● PROBLEM DETAILS: Retype the opening lines of the data exactly, stopping after the line that contains "ax = fig.add_axes([71/630, 1-364/427, 541/630, 349/427])". Skip every picture.

### INFORMATION SUPPLIED ###

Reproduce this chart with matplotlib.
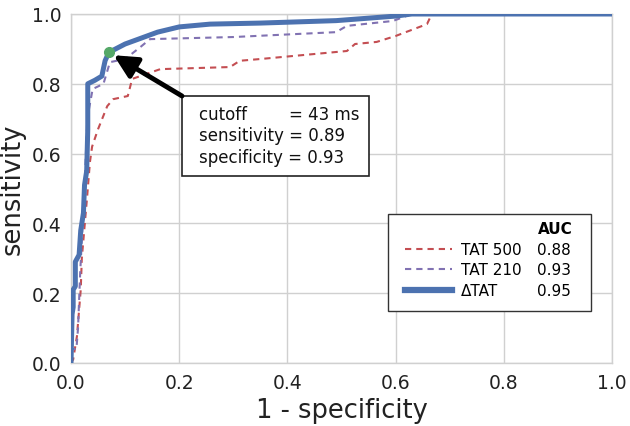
import matplotlib
matplotlib.use("Agg")
import matplotlib.pyplot as plt
from matplotlib.lines import Line2D
from matplotlib.patches import Rectangle

# ROC curves (x = 1 - specificity, y = sensitivity)
tat500_x = [0, 0.004, 0.011, 0.018, 0.02, 0.03, 0.035, 0.039, 0.05, 0.067, 0.078,
            0.105, 0.113, 0.165, 0.294, 0.312, 0.35, 0.51, 0.525, 0.565, 0.60,
            0.658, 0.667, 1.0]
tat500_y = [0, 0.01, 0.077, 0.21, 0.30, 0.48, 0.576, 0.62, 0.67, 0.736, 0.756,
            0.765, 0.814, 0.842, 0.848, 0.866, 0.871, 0.894, 0.914, 0.92, 0.937,
            0.971, 1.0, 1.0]

tat210_x = [0, 0.002, 0.01, 0.013, 0.017, 0.025, 0.03, 0.04, 0.06, 0.072, 0.10,
            0.128, 0.146, 0.30, 0.49, 0.51, 0.595, 0.63, 1.0]
tat210_y = [0, 0.04, 0.04, 0.10, 0.26, 0.50, 0.70, 0.785, 0.80, 0.862, 0.871,
            0.905, 0.928, 0.934, 0.948, 0.966, 0.98, 1.0, 1.0]

dtat_x = [0, 0.002, 0.004, 0.004, 0.008, 0.008, 0.015, 0.018, 0.023, 0.025, 0.029,
          0.031, 0.031, 0.044, 0.057, 0.063, 0.070, 0.10, 0.16, 0.20, 0.257,
          0.35, 0.49, 0.60, 0.63, 1.0]
dtat_y = [0, 0.14, 0.16, 0.21, 0.22, 0.29, 0.31, 0.38, 0.43, 0.51, 0.55,
          0.67, 0.80, 0.81, 0.822, 0.866, 0.89, 0.914, 0.948, 0.963, 0.971,
          0.974, 0.981, 0.994, 1.0, 1.0]

series_labels = ["TAT 500", "TAT 210", "\u0394TAT"]
auc_values = ["0.88", "0.93", "0.95"]

cutoff_x = 0.07
cutoff_y = 0.89
cutoff_text = "cutoff        = 43 ms\nsensitivity = 0.89\nspecificity = 0.93"

red = "#C44E52"
purple = "#8172B2"
blue = "#4C72B0"
green = "#55A868"

fig = plt.figure(figsize=(6.3, 4.27), dpi=100)
ax = fig.add_axes([71/630, 1-364/427, 541/630, 349/427])

dash = (0, (3, 2.4))
l1, = ax.plot(tat500_x, tat500_y, color=red, lw=1.5, linestyle=dash, zorder=3)
l2, = ax.plot(tat210_x, tat210_y, color=purple, lw=1.5, linestyle=dash, zorder=3)
l3, = ax.plot(dtat_x, dtat_y, color=blue, lw=3.6, solid_joinstyle="round", zorder=4)
ax.plot([cutoff_x], [cutoff_y], "o", color=green, ms=7, zorder=6)

ax.set_xlim(0, 1)
ax.set_ylim(0, 1)
ticks = [0, 0.2, 0.4, 0.6, 0.8, 1.0]
ax.set_xticks(ticks)
ax.set_yticks(ticks)
ax.set_xticklabels([f"{t:.1f}" for t in ticks])
ax.set_yticklabels([f"{t:.1f}" for t in ticks])
ax.tick_params(length=0, labelsize=13.5, pad=7, colors="#222222")
ax.grid(True, color="#d0d0d0", lw=1)
ax.set_axisbelow(True)
for sp in ax.spines.values():
    sp.set_color("#d0d0d0")
    sp.set_linewidth(1)

ax.set_xlabel("1 - specificity", fontsize=18.5, labelpad=4, color="#222222")
ax.set_ylabel("sensitivity", fontsize=18.5, labelpad=4, color="#222222")

def axf(px, py):
    return (px - 71) / 541, (364 - py) / 349

# annotation box
bx0, by0 = axf(182, 177)
bx1, by1 = axf(369, 97)
ax.add_patch(Rectangle((bx0, by0), bx1 - bx0, by1 - by0, transform=ax.transAxes,
                       facecolor="white", edgecolor="#222222", lw=1.2, zorder=7))
tx, ty = axf(199, 106)
ax.text(tx, ty, cutoff_text, transform=ax.transAxes,
        ha="left", va="top", fontsize=12, linespacing=1.25, color="#111111", zorder=8)
ax.annotate("", xy=(cutoff_x, cutoff_y), xycoords="data",
            xytext=(bx0, by1), textcoords="axes fraction",
            arrowprops=dict(arrowstyle="-|>,head_length=0.7,head_width=0.35",
                            color="black", lw=3.5, shrinkA=0, shrinkB=4,
                            mutation_scale=20),
            zorder=7)

# legend frame
lx0, ly0 = axf(388, 312)
lx1, ly1 = axf(591, 215)
ax.add_patch(Rectangle((lx0, ly0), lx1 - lx0, ly1 - ly0, transform=ax.transAxes,
                       facecolor="white", edgecolor="#333333", lw=1.0, zorder=8))

# legend with AUC column
blank = Line2D([], [], color="none")
handles = [blank, l1, l2, l3, blank, blank, blank, blank]
labels = [""] + series_labels + ["AUC"] + auc_values
leg = ax.legend(handles, labels, ncol=2, loc="upper left",
                bbox_to_anchor=axf(405, 222.5),
                fontsize=11, frameon=False, handlelength=3.1,
                handletextpad=0.55, columnspacing=-2.6, labelspacing=0.36,
                borderpad=0, borderaxespad=0)
leg.get_texts()[4].set_fontweight("bold")
leg.legend_handles[3].set_linewidth(4.5)
leg.set_zorder(9)

fig.savefig("out.png", dpi=100)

###

● COMPLETE OUTPUT:
Reproduce this chart with matplotlib.
import matplotlib
matplotlib.use("Agg")
import matplotlib.pyplot as plt
from matplotlib.lines import Line2D
from matplotlib.patches import Rectangle

# ROC curves (x = 1 - specificity, y = sensitivity)
tat500_x = [0, 0.004, 0.011, 0.018, 0.02, 0.03, 0.035, 0.039, 0.05, 0.067, 0.078,
            0.105, 0.113, 0.165, 0.294, 0.312, 0.35, 0.51, 0.525, 0.565, 0.60,
            0.658, 0.667, 1.0]
tat500_y = [0, 0.01, 0.077, 0.21, 0.30, 0.48, 0.576, 0.62, 0.67, 0.736, 0.756,
            0.765, 0.814, 0.842, 0.848, 0.866, 0.871, 0.894, 0.914, 0.92, 0.937,
            0.971, 1.0, 1.0]

tat210_x = [0, 0.002, 0.01, 0.013, 0.017, 0.025, 0.03, 0.04, 0.06, 0.072, 0.10,
            0.128, 0.146, 0.30, 0.49, 0.51, 0.595, 0.63, 1.0]
tat210_y = [0, 0.04, 0.04, 0.10, 0.26, 0.50, 0.70, 0.785, 0.80, 0.862, 0.871,
            0.905, 0.928, 0.934, 0.948, 0.966, 0.98, 1.0, 1.0]

dtat_x = [0, 0.002, 0.004, 0.004, 0.008, 0.008, 0.015, 0.018, 0.023, 0.025, 0.029,
          0.031, 0.031, 0.044, 0.057, 0.063, 0.070, 0.10, 0.16, 0.20, 0.257,
          0.35, 0.49, 0.60, 0.63, 1.0]
dtat_y = [0, 0.14, 0.16, 0.21, 0.22, 0.29, 0.31, 0.38, 0.43, 0.51, 0.55,
          0.67, 0.80, 0.81, 0.822, 0.866, 0.89, 0.914, 0.948, 0.963, 0.971,
          0.974, 0.981, 0.994, 1.0, 1.0]

series_labels = ["TAT 500", "TAT 210", "\u0394TAT"]
auc_values = ["0.88", "0.93", "0.95"]

cutoff_x = 0.07
cutoff_y = 0.89
cutoff_text = "cutoff        = 43 ms\nsensitivity = 0.89\nspecificity = 0.93"

red = "#C44E52"
purple = "#8172B2"
blue = "#4C72B0"
green = "#55A868"

fig = plt.figure(figsize=(6.3, 4.27), dpi=100)
ax = fig.add_axes([71/630, 1-364/427, 541/630, 349/427])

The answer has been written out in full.